Lines of data:
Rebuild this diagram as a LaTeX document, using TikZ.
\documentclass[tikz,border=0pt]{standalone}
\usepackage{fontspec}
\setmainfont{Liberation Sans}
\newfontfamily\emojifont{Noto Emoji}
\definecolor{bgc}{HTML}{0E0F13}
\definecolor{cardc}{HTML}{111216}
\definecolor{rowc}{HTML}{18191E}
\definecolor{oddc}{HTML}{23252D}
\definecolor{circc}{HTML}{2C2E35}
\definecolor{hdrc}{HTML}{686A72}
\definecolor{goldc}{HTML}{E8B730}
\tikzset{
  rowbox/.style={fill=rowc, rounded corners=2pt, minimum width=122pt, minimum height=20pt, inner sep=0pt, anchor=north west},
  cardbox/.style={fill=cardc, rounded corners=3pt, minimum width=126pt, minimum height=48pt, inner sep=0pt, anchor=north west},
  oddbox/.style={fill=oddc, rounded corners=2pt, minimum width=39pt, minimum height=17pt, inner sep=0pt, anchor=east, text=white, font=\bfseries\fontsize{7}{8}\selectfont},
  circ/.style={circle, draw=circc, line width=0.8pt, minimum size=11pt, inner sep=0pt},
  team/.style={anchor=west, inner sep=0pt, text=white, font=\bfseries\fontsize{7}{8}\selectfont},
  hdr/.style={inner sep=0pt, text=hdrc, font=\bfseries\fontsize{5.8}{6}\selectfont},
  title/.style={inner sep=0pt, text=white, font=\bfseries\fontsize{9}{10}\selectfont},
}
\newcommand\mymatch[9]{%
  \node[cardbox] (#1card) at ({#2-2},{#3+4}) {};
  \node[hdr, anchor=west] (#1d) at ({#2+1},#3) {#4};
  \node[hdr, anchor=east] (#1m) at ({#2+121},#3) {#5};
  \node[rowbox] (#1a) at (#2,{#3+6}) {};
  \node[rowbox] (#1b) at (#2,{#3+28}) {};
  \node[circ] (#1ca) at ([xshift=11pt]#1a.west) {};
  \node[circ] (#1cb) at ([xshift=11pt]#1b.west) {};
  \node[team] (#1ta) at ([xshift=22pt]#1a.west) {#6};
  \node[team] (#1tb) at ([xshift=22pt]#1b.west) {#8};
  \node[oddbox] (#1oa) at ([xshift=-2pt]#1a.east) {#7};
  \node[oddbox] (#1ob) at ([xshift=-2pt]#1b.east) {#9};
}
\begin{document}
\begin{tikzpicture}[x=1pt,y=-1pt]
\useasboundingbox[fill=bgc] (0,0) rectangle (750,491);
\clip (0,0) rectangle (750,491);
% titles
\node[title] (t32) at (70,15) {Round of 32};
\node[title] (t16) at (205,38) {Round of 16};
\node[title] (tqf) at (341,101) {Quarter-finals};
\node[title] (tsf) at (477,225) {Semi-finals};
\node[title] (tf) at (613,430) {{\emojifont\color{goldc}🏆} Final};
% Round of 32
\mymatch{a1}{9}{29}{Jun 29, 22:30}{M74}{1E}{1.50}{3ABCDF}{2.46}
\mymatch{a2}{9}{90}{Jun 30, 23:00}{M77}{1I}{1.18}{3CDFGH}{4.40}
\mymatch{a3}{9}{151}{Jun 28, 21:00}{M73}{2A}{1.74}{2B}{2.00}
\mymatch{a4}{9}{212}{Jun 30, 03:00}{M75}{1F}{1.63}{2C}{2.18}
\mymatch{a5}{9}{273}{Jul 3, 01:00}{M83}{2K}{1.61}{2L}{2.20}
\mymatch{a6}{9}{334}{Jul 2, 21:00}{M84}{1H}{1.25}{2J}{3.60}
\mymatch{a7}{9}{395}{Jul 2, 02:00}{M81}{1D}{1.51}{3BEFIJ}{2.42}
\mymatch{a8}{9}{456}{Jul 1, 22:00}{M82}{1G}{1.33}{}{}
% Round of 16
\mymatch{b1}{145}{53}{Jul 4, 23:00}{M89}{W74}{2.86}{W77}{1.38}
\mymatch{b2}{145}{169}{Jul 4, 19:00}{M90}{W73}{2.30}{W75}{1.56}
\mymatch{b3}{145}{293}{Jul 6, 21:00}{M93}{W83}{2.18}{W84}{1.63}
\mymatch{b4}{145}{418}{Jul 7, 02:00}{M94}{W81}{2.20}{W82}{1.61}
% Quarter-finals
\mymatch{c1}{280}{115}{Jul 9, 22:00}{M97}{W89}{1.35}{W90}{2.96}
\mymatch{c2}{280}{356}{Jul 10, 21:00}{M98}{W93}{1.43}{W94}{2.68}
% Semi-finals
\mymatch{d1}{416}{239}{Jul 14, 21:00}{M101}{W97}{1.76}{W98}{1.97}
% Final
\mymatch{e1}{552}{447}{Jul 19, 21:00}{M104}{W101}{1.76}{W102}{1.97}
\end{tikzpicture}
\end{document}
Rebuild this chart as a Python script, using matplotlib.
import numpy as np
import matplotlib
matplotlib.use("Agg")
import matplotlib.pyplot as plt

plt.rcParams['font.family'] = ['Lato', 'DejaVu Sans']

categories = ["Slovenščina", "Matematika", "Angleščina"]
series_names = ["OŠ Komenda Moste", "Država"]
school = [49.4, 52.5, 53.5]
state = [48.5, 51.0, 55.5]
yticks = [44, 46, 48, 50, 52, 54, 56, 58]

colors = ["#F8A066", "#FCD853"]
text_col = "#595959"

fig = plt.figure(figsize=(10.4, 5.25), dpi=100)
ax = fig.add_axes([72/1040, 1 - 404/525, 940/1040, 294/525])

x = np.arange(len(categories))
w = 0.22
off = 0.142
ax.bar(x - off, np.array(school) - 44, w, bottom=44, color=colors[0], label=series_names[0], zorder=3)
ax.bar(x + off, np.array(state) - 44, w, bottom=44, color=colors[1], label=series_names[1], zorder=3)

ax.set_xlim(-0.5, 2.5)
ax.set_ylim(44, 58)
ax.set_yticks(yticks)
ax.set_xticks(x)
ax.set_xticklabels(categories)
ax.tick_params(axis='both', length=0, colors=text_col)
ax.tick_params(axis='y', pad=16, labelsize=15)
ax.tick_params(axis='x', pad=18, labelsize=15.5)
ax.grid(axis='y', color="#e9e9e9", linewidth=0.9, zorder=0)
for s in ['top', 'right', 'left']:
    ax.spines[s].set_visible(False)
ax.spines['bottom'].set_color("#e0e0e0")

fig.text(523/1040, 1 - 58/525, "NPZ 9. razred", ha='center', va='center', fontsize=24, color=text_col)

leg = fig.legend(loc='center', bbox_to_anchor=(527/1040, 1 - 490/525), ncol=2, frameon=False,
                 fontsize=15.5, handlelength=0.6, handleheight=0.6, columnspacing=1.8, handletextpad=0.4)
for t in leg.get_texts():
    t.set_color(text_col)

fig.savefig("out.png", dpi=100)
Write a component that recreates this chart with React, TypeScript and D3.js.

*Given instruction:*
Transcribe each record exactly. Leave nothing out.

*Complete answer:*
Rebuild this diagram as a LaTeX document, using TikZ.
\documentclass[tikz,border=0pt]{standalone}
\usepackage{fontspec}
\setmainfont{Liberation Sans}
\newfontfamily\emojifont{Noto Emoji}
\definecolor{bgc}{HTML}{0E0F13}
\definecolor{cardc}{HTML}{111216}
\definecolor{rowc}{HTML}{18191E}
\definecolor{oddc}{HTML}{23252D}
\definecolor{circc}{HTML}{2C2E35}
\definecolor{hdrc}{HTML}{686A72}
\definecolor{goldc}{HTML}{E8B730}
\tikzset{
  rowbox/.style={fill=rowc, rounded corners=2pt, minimum width=122pt, minimum height=20pt, inner sep=0pt, anchor=north west},
  cardbox/.style={fill=cardc, rounded corners=3pt, minimum width=126pt, minimum height=48pt, inner sep=0pt, anchor=north west},
  oddbox/.style={fill=oddc, rounded corners=2pt, minimum width=39pt, minimum height=17pt, inner sep=0pt, anchor=east, text=white, font=\bfseries\fontsize{7}{8}\selectfont},
  circ/.style={circle, draw=circc, line width=0.8pt, minimum size=11pt, inner sep=0pt},
  team/.style={anchor=west, inner sep=0pt, text=white, font=\bfseries\fontsize{7}{8}\selectfont},
  hdr/.style={inner sep=0pt, text=hdrc, font=\bfseries\fontsize{5.8}{6}\selectfont},
  title/.style={inner sep=0pt, text=white, font=\bfseries\fontsize{9}{10}\selectfont},
}
\newcommand\mymatch[9]{%
  \node[cardbox] (#1card) at ({#2-2},{#3+4}) {};
  \node[hdr, anchor=west] (#1d) at ({#2+1},#3) {#4};
  \node[hdr, anchor=east] (#1m) at ({#2+121},#3) {#5};
  \node[rowbox] (#1a) at (#2,{#3+6}) {};
  \node[rowbox] (#1b) at (#2,{#3+28}) {};
  \node[circ] (#1ca) at ([xshift=11pt]#1a.west) {};
  \node[circ] (#1cb) at ([xshift=11pt]#1b.west) {};
  \node[team] (#1ta) at ([xshift=22pt]#1a.west) {#6};
  \node[team] (#1tb) at ([xshift=22pt]#1b.west) {#8};
  \node[oddbox] (#1oa) at ([xshift=-2pt]#1a.east) {#7};
  \node[oddbox] (#1ob) at ([xshift=-2pt]#1b.east) {#9};
}
\begin{document}
\begin{tikzpicture}[x=1pt,y=-1pt]
\useasboundingbox[fill=bgc] (0,0) rectangle (750,491);
\clip (0,0) rectangle (750,491);
% titles
\node[title] (t32) at (70,15) {Round of 32};
\node[title] (t16) at (205,38) {Round of 16};
\node[title] (tqf) at (341,101) {Quarter-finals};
\node[title] (tsf) at (477,225) {Semi-finals};
\node[title] (tf) at (613,430) {{\emojifont\color{goldc}🏆} Final};
% Round of 32
\mymatch{a1}{9}{29}{Jun 29, 22:30}{M74}{1E}{1.50}{3ABCDF}{2.46}
\mymatch{a2}{9}{90}{Jun 30, 23:00}{M77}{1I}{1.18}{3CDFGH}{4.40}
\mymatch{a3}{9}{151}{Jun 28, 21:00}{M73}{2A}{1.74}{2B}{2.00}
\mymatch{a4}{9}{212}{Jun 30, 03:00}{M75}{1F}{1.63}{2C}{2.18}
\mymatch{a5}{9}{273}{Jul 3, 01:00}{M83}{2K}{1.61}{2L}{2.20}
\mymatch{a6}{9}{334}{Jul 2, 21:00}{M84}{1H}{1.25}{2J}{3.60}
\mymatch{a7}{9}{395}{Jul 2, 02:00}{M81}{1D}{1.51}{3BEFIJ}{2.42}
\mymatch{a8}{9}{456}{Jul 1, 22:00}{M82}{1G}{1.33}{}{}
% Round of 16
\mymatch{b1}{145}{53}{Jul 4, 23:00}{M89}{W74}{2.86}{W77}{1.38}
\mymatch{b2}{145}{169}{Jul 4, 19:00}{M90}{W73}{2.30}{W75}{1.56}
\mymatch{b3}{145}{293}{Jul 6, 21:00}{M93}{W83}{2.18}{W84}{1.63}
\mymatch{b4}{145}{418}{Jul 7, 02:00}{M94}{W81}{2.20}{W82}{1.61}
% Quarter-finals
\mymatch{c1}{280}{115}{Jul 9, 22:00}{M97}{W89}{1.35}{W90}{2.96}
\mymatch{c2}{280}{356}{Jul 10, 21:00}{M98}{W93}{1.43}{W94}{2.68}
% Semi-finals
\mymatch{d1}{416}{239}{Jul 14, 21:00}{M101}{W97}{1.76}{W98}{1.97}
% Final
\mymatch{e1}{552}{447}{Jul 19, 21:00}{M104}{W101}{1.76}{W102}{1.97}
\end{tikzpicture}
\end{document}
Rebuild this chart as a Python script, using matplotlib.
import numpy as np
import matplotlib
matplotlib.use("Agg")
import matplotlib.pyplot as plt

plt.rcParams['font.family'] = ['Lato', 'DejaVu Sans']

categories = ["Slovenščina", "Matematika", "Angleščina"]
series_names = ["OŠ Komenda Moste", "Država"]
school = [49.4, 52.5, 53.5]
state = [48.5, 51.0, 55.5]
yticks = [44, 46, 48, 50, 52, 54, 56, 58]

colors = ["#F8A066", "#FCD853"]
text_col = "#595959"

fig = plt.figure(figsize=(10.4, 5.25), dpi=100)
ax = fig.add_axes([72/1040, 1 - 404/525, 940/1040, 294/525])

x = np.arange(len(categories))
w = 0.22
off = 0.142
ax.bar(x - off, np.array(school) - 44, w, bottom=44, color=colors[0], label=series_names[0], zorder=3)
ax.bar(x + off, np.array(state) - 44, w, bottom=44, color=colors[1], label=series_names[1], zorder=3)

ax.set_xlim(-0.5, 2.5)
ax.set_ylim(44, 58)
ax.set_yticks(yticks)
ax.set_xticks(x)
ax.set_xticklabels(categories)
ax.tick_params(axis='both', length=0, colors=text_col)
ax.tick_params(axis='y', pad=16, labelsize=15)
ax.tick_params(axis='x', pad=18, labelsize=15.5)
ax.grid(axis='y', color="#e9e9e9", linewidth=0.9, zorder=0)
for s in ['top', 'right', 'left']:
    ax.spines[s].set_visible(False)
ax.spines['bottom'].set_color("#e0e0e0")

fig.text(523/1040, 1 - 58/525, "NPZ 9. razred", ha='center', va='center', fontsize=24, color=text_col)

leg = fig.legend(loc='center', bbox_to_anchor=(527/1040, 1 - 490/525), ncol=2, frameon=False,
                 fontsize=15.5, handlelength=0.6, handleheight=0.6, columnspacing=1.8, handletextpad=0.4)
for t in leg.get_texts():
    t.set_color(text_col)

fig.savefig("out.png", dpi=100)
Write a component that recreates this chart with React, TypeScript and D3.js.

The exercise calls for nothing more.